As I walked to the subway a number of weeks ago, I encountered a scene in front of a local deli. Two men stood there and in a conversation replete with profanity, discussed the weekend baseball scores.
First and foremost, let me state that I'm not the type of sanctimonious Catholic/Christian who is of the belief that sports are ungodly. Quite simply, I hate to see human life wasted, and I become rankled when I encounter individuals who merely exist without any regard for their God-given purpose. One of those men, whom I referred to, can typically be found on White Plains Road, as he aimlessly struts the area, or lounges in front of the deli by himself, as well as with others.

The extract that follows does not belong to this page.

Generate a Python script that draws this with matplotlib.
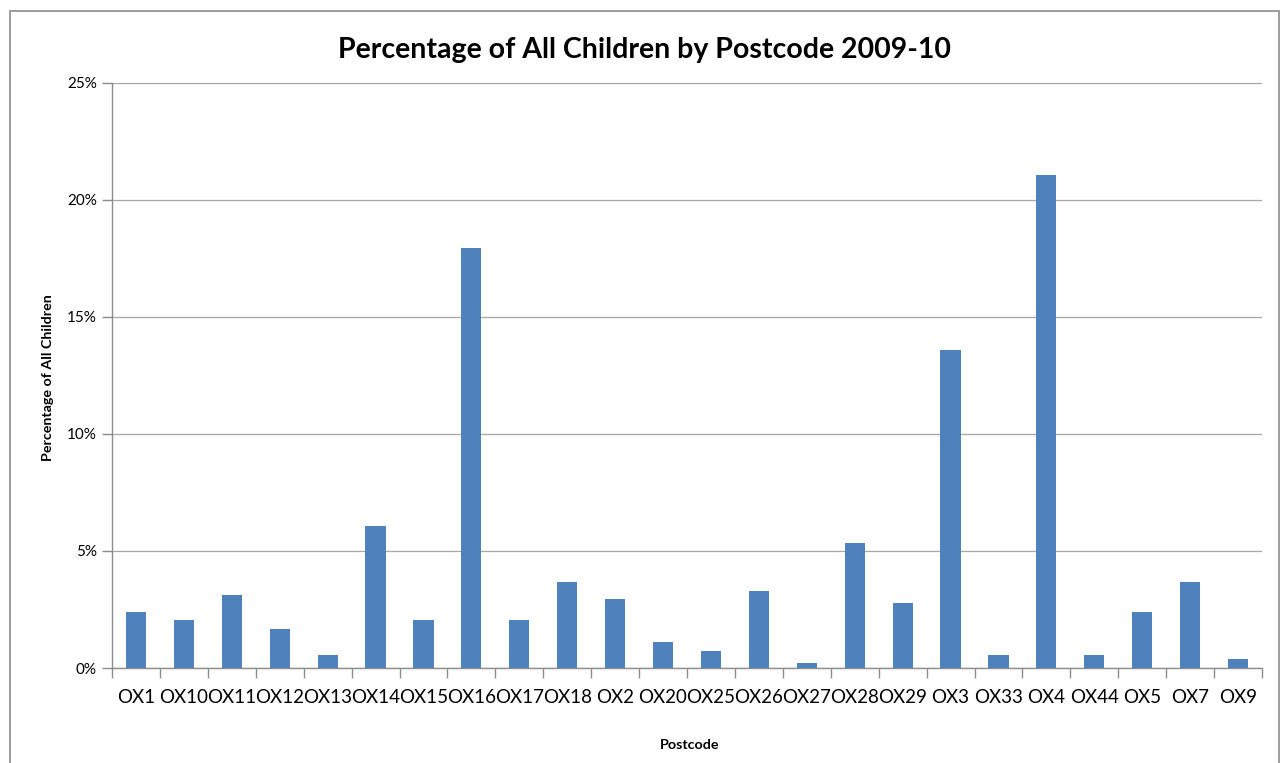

In the 1955 drama Marty, the lead character, played by Ernest Borgnine, congregated with those who preferred to whittle their days in aimless pursuit. The famous dialogue in that film centered on "What do you want to do tonight?..."I don't know...what do you want to do?" For myself, I have chosen to disassociate from friends such as that. My own epiphany occurred 20 years ago, on November 11, 1994. I had visited a family member and on that Friday evening, as we wandered aimlessly from one suburban strip mall to the next, I cried out inwardly "There has to be more than this!" I realized then, as I do now, that time is a precious commodity given to me by God. I refuse to squander it in laziness and futility. I also came to the awareness that the Lord, on the day that I stand before Him, would question as to how I utilized both the gifts and years that He bestowed upon me. It therefore became necessary to adjust my inner circle and eliminate those with low expectations, and who wanted nothing more from life other than a constant influx of social media, television, shopping, and dining out.
Psalm 91:16 states "With long life I will satisfy them and show them My salvation." I thank the Lord for that promise, but it would grieve me to have arrived at old age only to be confronted with the fact that I had never disengaged myself from the ordinary, in order to embrace significance. That of itself has prompted me to seek Him on a daily basis, and then obey that which He has directed me to do.